Required task
Copy out the material below in full, but not its images.
..........
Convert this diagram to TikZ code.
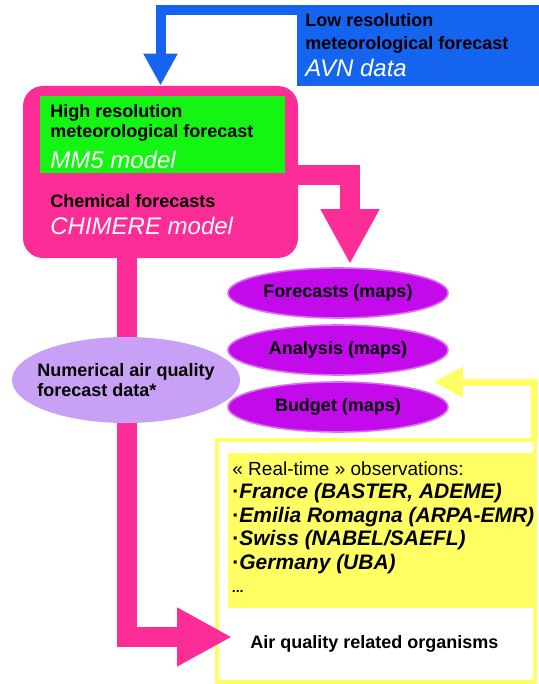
\documentclass[tikz,border=0pt]{standalone}
\usepackage{fontspec}
\setmainfont{Liberation Sans}
\usetikzlibrary{shapes.geometric, arrows.meta}

\definecolor{avnblue}{RGB}{20, 100, 240}
\definecolor{chempink}{RGB}{252, 45, 150}
\definecolor{mmgreen}{RGB}{20, 245, 20}
\definecolor{mapviolet}{RGB}{195, 10, 235}
\definecolor{numlilac}{RGB}{200, 160, 245}
\definecolor{obsyellow}{RGB}{255, 255, 100}

\tikzstyle{lbl} = [inner sep=0pt, align=left, text=black,
                   font=\fontsize{9}{10}\selectfont\bfseries]
\tikzstyle{mapnode} = [ellipse, minimum width=110pt, minimum height=25pt,
                       inner sep=0pt, fill=mapviolet, draw=mapviolet!60!white,
                       line width=0.8pt, font=\fontsize{9}{10}\selectfont\bfseries]
\tikzstyle{pinkarrow} = [chempink, line width=10pt, -{Triangle[width=27.5pt,length=27.5pt]}]
\tikzstyle{bluearrow} = [avnblue, line width=5pt, -{Triangle[width=16pt,length=16pt]}]
\tikzstyle{obsarrow} = [obsyellow, line width=3.5pt, -{Triangle[width=14.5pt,length=14.5pt]}]

\newcommand{\modeltext}[1]{{\fontsize{12}{14}\selectfont\mdseries\itshape\color{white}#1}}
\newcommand{\obsdot}{{\upshape·}}

\begin{document}
\begin{tikzpicture}[x=0.5pt, y=-0.5pt]
        \useasboundingbox (0,0) rectangle (539,684);

        %Low resolution forecast
        \node (avn) [rectangle, fill=avnblue, minimum width=121pt, minimum height=40.5pt] at (418,45.5) {};
        \node (avntxt) [lbl, anchor=north west, font=\fontsize{9}{11.5}\selectfont\bfseries] at (305,13.5)
              {Low resolution\\meteorological forecast\\[2pt]\modeltext{AVN data}};

        %Models
        \node (chem) [rectangle, rounded corners=10pt, fill=chempink, minimum width=137.5pt, minimum height=86pt] at (160.5,172) {};
        \node (hires) [rectangle, fill=mmgreen, minimum width=122.5pt, minimum height=38.5pt] at (162.5,134.5) {};
        \node (hirestxt) [lbl, anchor=north west] at (50,104.5)
              {High resolution\\meteorological forecast\\[3.5pt]\modeltext{MM5 model}};
        \node (chemtxt) [lbl, anchor=north west, font=\fontsize{9}{11.5}\selectfont\bfseries] at (50,194.5)
              {Chemical forecasts\\[2pt]\modeltext{CHIMERE model}};

        %Observations
        \node (obsframe) [rectangle, draw=obsyellow, line width=2pt, minimum width=159pt, minimum height=121pt] at (376,561) {};
        \node (obs) [rectangle, fill=obsyellow, minimum width=153.5pt, minimum height=77.5pt] at (381.5,530.5) {};
        \node (obstxt) [lbl, anchor=north west, font=\fontsize{10.5}{11.75}\selectfont\bfseries\itshape] at (232,461)
              {{\fontsize{9.5}{11}\selectfont\mdseries\upshape « Real-time » observations:}\\\obsdot France (BASTER, ADEME)\\\obsdot Emilia Romagna (ARPA-EMR)\\\obsdot Swiss (NABEL/SAEFL)\\\obsdot Germany (UBA)\\{\fontsize{7}{8}\selectfont ...}};
        \node (orgs) [lbl, anchor=base west] at (250,648) {Air quality related organisms};

        %Maps
        \node (forecasts) [mapnode] at (338,293) {Forecasts (maps)};
        \node (analysis) [mapnode] at (338,350) {Analysis (maps)};
        \node (budget) [mapnode] at (338,407) {Budget (maps)};

        %Arrows
        \draw [bluearrow] ([yshift=-2.5pt]avn.north west) -| (chem.north);
        \draw [pinkarrow] ([yshift=-1.5pt]chem.east) -| ([xshift=6pt, yshift=1.5pt]forecasts.north);
        \draw [pinkarrow] ([xshift=-17pt]chem.south) |- ([xshift=-9pt, yshift=3.2pt]orgs.west);
        \draw [obsarrow] ([xshift=-1.5pt]obsframe.north east) |- ([xshift=-7.5pt, yshift=12.5pt]budget.east);

        %Numerical data
        \node (num) [ellipse, fill=numlilac, minimum width=114pt, minimum height=43pt] at (126,380) {};
        \node (numtxt) [lbl] at (num) {Numerical air quality\\forecast data*};

\end{tikzpicture}
\end{document}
..........
Problem solution
Convert this diagram to TikZ code.
\documentclass[tikz,border=0pt]{standalone}
\usepackage{fontspec}
\setmainfont{Liberation Sans}
\usetikzlibrary{shapes.geometric, arrows.meta}

\definecolor{avnblue}{RGB}{20, 100, 240}
\definecolor{chempink}{RGB}{252, 45, 150}
\definecolor{mmgreen}{RGB}{20, 245, 20}
\definecolor{mapviolet}{RGB}{195, 10, 235}
\definecolor{numlilac}{RGB}{200, 160, 245}
\definecolor{obsyellow}{RGB}{255, 255, 100}

\tikzstyle{lbl} = [inner sep=0pt, align=left, text=black,
                   font=\fontsize{9}{10}\selectfont\bfseries]
\tikzstyle{mapnode} = [ellipse, minimum width=110pt, minimum height=25pt,
                       inner sep=0pt, fill=mapviolet, draw=mapviolet!60!white,
                       line width=0.8pt, font=\fontsize{9}{10}\selectfont\bfseries]
\tikzstyle{pinkarrow} = [chempink, line width=10pt, -{Triangle[width=27.5pt,length=27.5pt]}]
\tikzstyle{bluearrow} = [avnblue, line width=5pt, -{Triangle[width=16pt,length=16pt]}]
\tikzstyle{obsarrow} = [obsyellow, line width=3.5pt, -{Triangle[width=14.5pt,length=14.5pt]}]

\newcommand{\modeltext}[1]{{\fontsize{12}{14}\selectfont\mdseries\itshape\color{white}#1}}
\newcommand{\obsdot}{{\upshape·}}

\begin{document}
\begin{tikzpicture}[x=0.5pt, y=-0.5pt]
        \useasboundingbox (0,0) rectangle (539,684);

        %Low resolution forecast
        \node (avn) [rectangle, fill=avnblue, minimum width=121pt, minimum height=40.5pt] at (418,45.5) {};
        \node (avntxt) [lbl, anchor=north west, font=\fontsize{9}{11.5}\selectfont\bfseries] at (305,13.5)
              {Low resolution\\meteorological forecast\\[2pt]\modeltext{AVN data}};

        %Models
        \node (chem) [rectangle, rounded corners=10pt, fill=chempink, minimum width=137.5pt, minimum height=86pt] at (160.5,172) {};
        \node (hires) [rectangle, fill=mmgreen, minimum width=122.5pt, minimum height=38.5pt] at (162.5,134.5) {};
        \node (hirestxt) [lbl, anchor=north west] at (50,104.5)
              {High resolution\\meteorological forecast\\[3.5pt]\modeltext{MM5 model}};
        \node (chemtxt) [lbl, anchor=north west, font=\fontsize{9}{11.5}\selectfont\bfseries] at (50,194.5)
              {Chemical forecasts\\[2pt]\modeltext{CHIMERE model}};

        %Observations
        \node (obsframe) [rectangle, draw=obsyellow, line width=2pt, minimum width=159pt, minimum height=121pt] at (376,561) {};
        \node (obs) [rectangle, fill=obsyellow, minimum width=153.5pt, minimum height=77.5pt] at (381.5,530.5) {};
        \node (obstxt) [lbl, anchor=north west, font=\fontsize{10.5}{11.75}\selectfont\bfseries\itshape] at (232,461)
              {{\fontsize{9.5}{11}\selectfont\mdseries\upshape « Real-time » observations:}\\\obsdot France (BASTER, ADEME)\\\obsdot Emilia Romagna (ARPA-EMR)\\\obsdot Swiss (NABEL/SAEFL)\\\obsdot Germany (UBA)\\{\fontsize{7}{8}\selectfont ...}};
        \node (orgs) [lbl, anchor=base west] at (250,648) {Air quality related organisms};

        %Maps
        \node (forecasts) [mapnode] at (338,293) {Forecasts (maps)};
        \node (analysis) [mapnode] at (338,350) {Analysis (maps)};
        \node (budget) [mapnode] at (338,407) {Budget (maps)};

        %Arrows
        \draw [bluearrow] ([yshift=-2.5pt]avn.north west) -| (chem.north);
        \draw [pinkarrow] ([yshift=-1.5pt]chem.east) -| ([xshift=6pt, yshift=1.5pt]forecasts.north);
        \draw [pinkarrow] ([xshift=-17pt]chem.south) |- ([xshift=-9pt, yshift=3.2pt]orgs.west);
        \draw [obsarrow] ([xshift=-1.5pt]obsframe.north east) |- ([xshift=-7.5pt, yshift=12.5pt]budget.east);

        %Numerical data
        \node (num) [ellipse, fill=numlilac, minimum width=114pt, minimum height=43pt] at (126,380) {};
        \node (numtxt) [lbl] at (num) {Numerical air quality\\forecast data*};

\end{tikzpicture}
\end{document}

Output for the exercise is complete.